* Exercise aim *
Pictures aside, repeat every entry exactly.

* Dataset entries *
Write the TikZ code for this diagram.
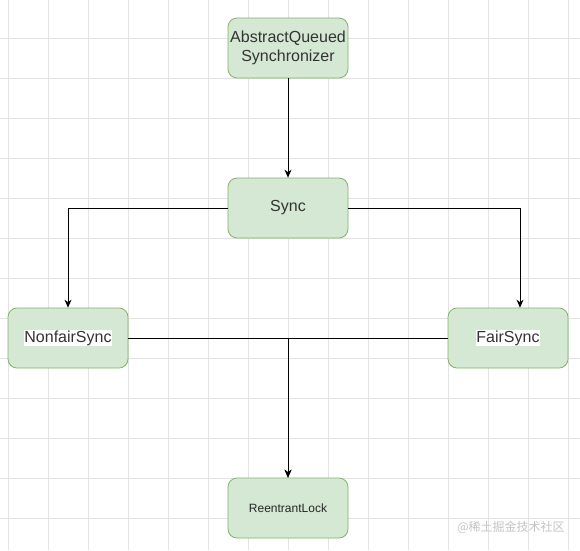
\documentclass[tikz,border=0pt]{standalone}
\usepackage{fontspec}
\setmainfont{Liberation Sans}
\newfontfamily\cjkfont{Noto Sans CJK SC}
\usetikzlibrary{arrows.meta}
\definecolor{boxfill}{HTML}{D5E8D4}
\definecolor{boxline}{HTML}{82B366}
\definecolor{gridc}{HTML}{E3E3E3}
\definecolor{txtc}{HTML}{333333}
\definecolor{wmark}{HTML}{C4C4C4}
\tikzset{
  classbox/.style={draw=boxline, fill=boxfill, rounded corners=9pt, line width=0.8pt,
    minimum width=120pt, minimum height=60pt, inner sep=0pt, text=txtc,
    font=\fontsize{16}{18.5}\selectfont, align=center},
  smallbox/.style={classbox, font=\fontsize{12}{14}\selectfont, text=black!85},
  conn/.style={draw=black, line width=0.8pt},
  arr/.style={conn, -{Stealth[length=8pt,width=7pt]}},
  gridline/.style={draw=gridc, line width=0.7pt}
}
\setlength\fboxsep{0.5pt}
\begin{document}
\begin{tikzpicture}[x=1pt,y=-1pt]
\useasboundingbox (0,0) rectangle (580,550);
\fill[white] (0,0) rectangle (580,550);
\foreach \gx in {8,48,...,568} \draw[gridline] (\gx,0) -- (\gx,550);
\foreach \gy in {38,78,...,518} \draw[gridline] (0,\gy) -- (580,\gy);

\node[classbox] (aqs) at (288,48) {AbstractQueued\\Synchronizer};
\node[classbox] (sync) at (288,208) {Sync};
\node[classbox] (nf) at (68,338) {\colorbox{white}{NonfairSync}};
\node[classbox] (fs) at (508,338) {\colorbox{white}{FairSync}};
\node[smallbox] (rl) at (288,508) {ReentrantLock};

\draw[arr] (aqs) -- (sync);
\draw[arr] (sync.west) -| (nf.north);
\draw[arr] (sync.east) -| ([xshift=12pt]fs.north);
\draw[arr] (nf.east) -| (rl.north);
\draw[arr] (fs.west) -| (rl.north);

\node[text=wmark, font=\cjkfont\fontsize{12}{14}\selectfont, inner sep=0pt] (wm) at (511,527) {@稀土掘金技术社区};
\end{tikzpicture}
\end{document}
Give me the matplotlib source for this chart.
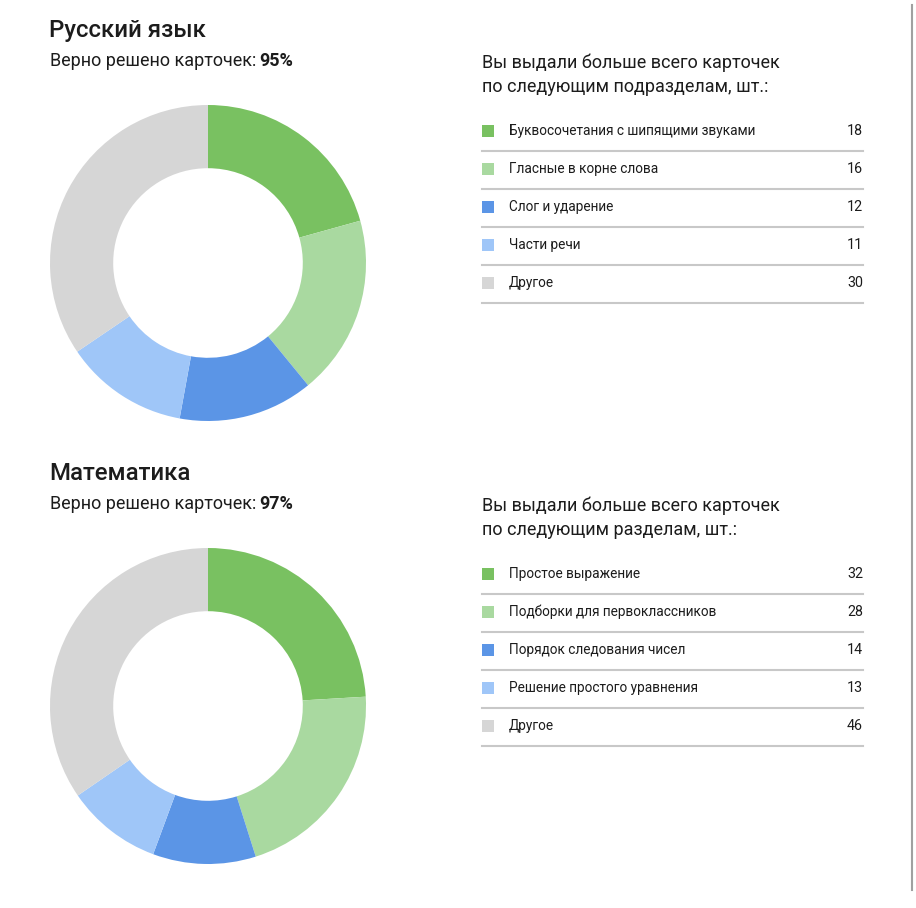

* Response to the task *
Write the TikZ code for this diagram.
\documentclass[tikz,border=0pt]{standalone}
\usepackage{fontspec}
\setmainfont{Liberation Sans}
\newfontfamily\cjkfont{Noto Sans CJK SC}
\usetikzlibrary{arrows.meta}
\definecolor{boxfill}{HTML}{D5E8D4}
\definecolor{boxline}{HTML}{82B366}
\definecolor{gridc}{HTML}{E3E3E3}
\definecolor{txtc}{HTML}{333333}
\definecolor{wmark}{HTML}{C4C4C4}
\tikzset{
  classbox/.style={draw=boxline, fill=boxfill, rounded corners=9pt, line width=0.8pt,
    minimum width=120pt, minimum height=60pt, inner sep=0pt, text=txtc,
    font=\fontsize{16}{18.5}\selectfont, align=center},
  smallbox/.style={classbox, font=\fontsize{12}{14}\selectfont, text=black!85},
  conn/.style={draw=black, line width=0.8pt},
  arr/.style={conn, -{Stealth[length=8pt,width=7pt]}},
  gridline/.style={draw=gridc, line width=0.7pt}
}
\setlength\fboxsep{0.5pt}
\begin{document}
\begin{tikzpicture}[x=1pt,y=-1pt]
\useasboundingbox (0,0) rectangle (580,550);
\fill[white] (0,0) rectangle (580,550);
\foreach \gx in {8,48,...,568} \draw[gridline] (\gx,0) -- (\gx,550);
\foreach \gy in {38,78,...,518} \draw[gridline] (0,\gy) -- (580,\gy);

\node[classbox] (aqs) at (288,48) {AbstractQueued\\Synchronizer};
\node[classbox] (sync) at (288,208) {Sync};
\node[classbox] (nf) at (68,338) {\colorbox{white}{NonfairSync}};
\node[classbox] (fs) at (508,338) {\colorbox{white}{FairSync}};
\node[smallbox] (rl) at (288,508) {ReentrantLock};

\draw[arr] (aqs) -- (sync);
\draw[arr] (sync.west) -| (nf.north);
\draw[arr] (sync.east) -| ([xshift=12pt]fs.north);
\draw[arr] (nf.east) -| (rl.north);
\draw[arr] (fs.west) -| (rl.north);

\node[text=wmark, font=\cjkfont\fontsize{12}{14}\selectfont, inner sep=0pt] (wm) at (511,527) {@稀土掘金技术社区};
\end{tikzpicture}
\end{document}
Give me the matplotlib source for this chart.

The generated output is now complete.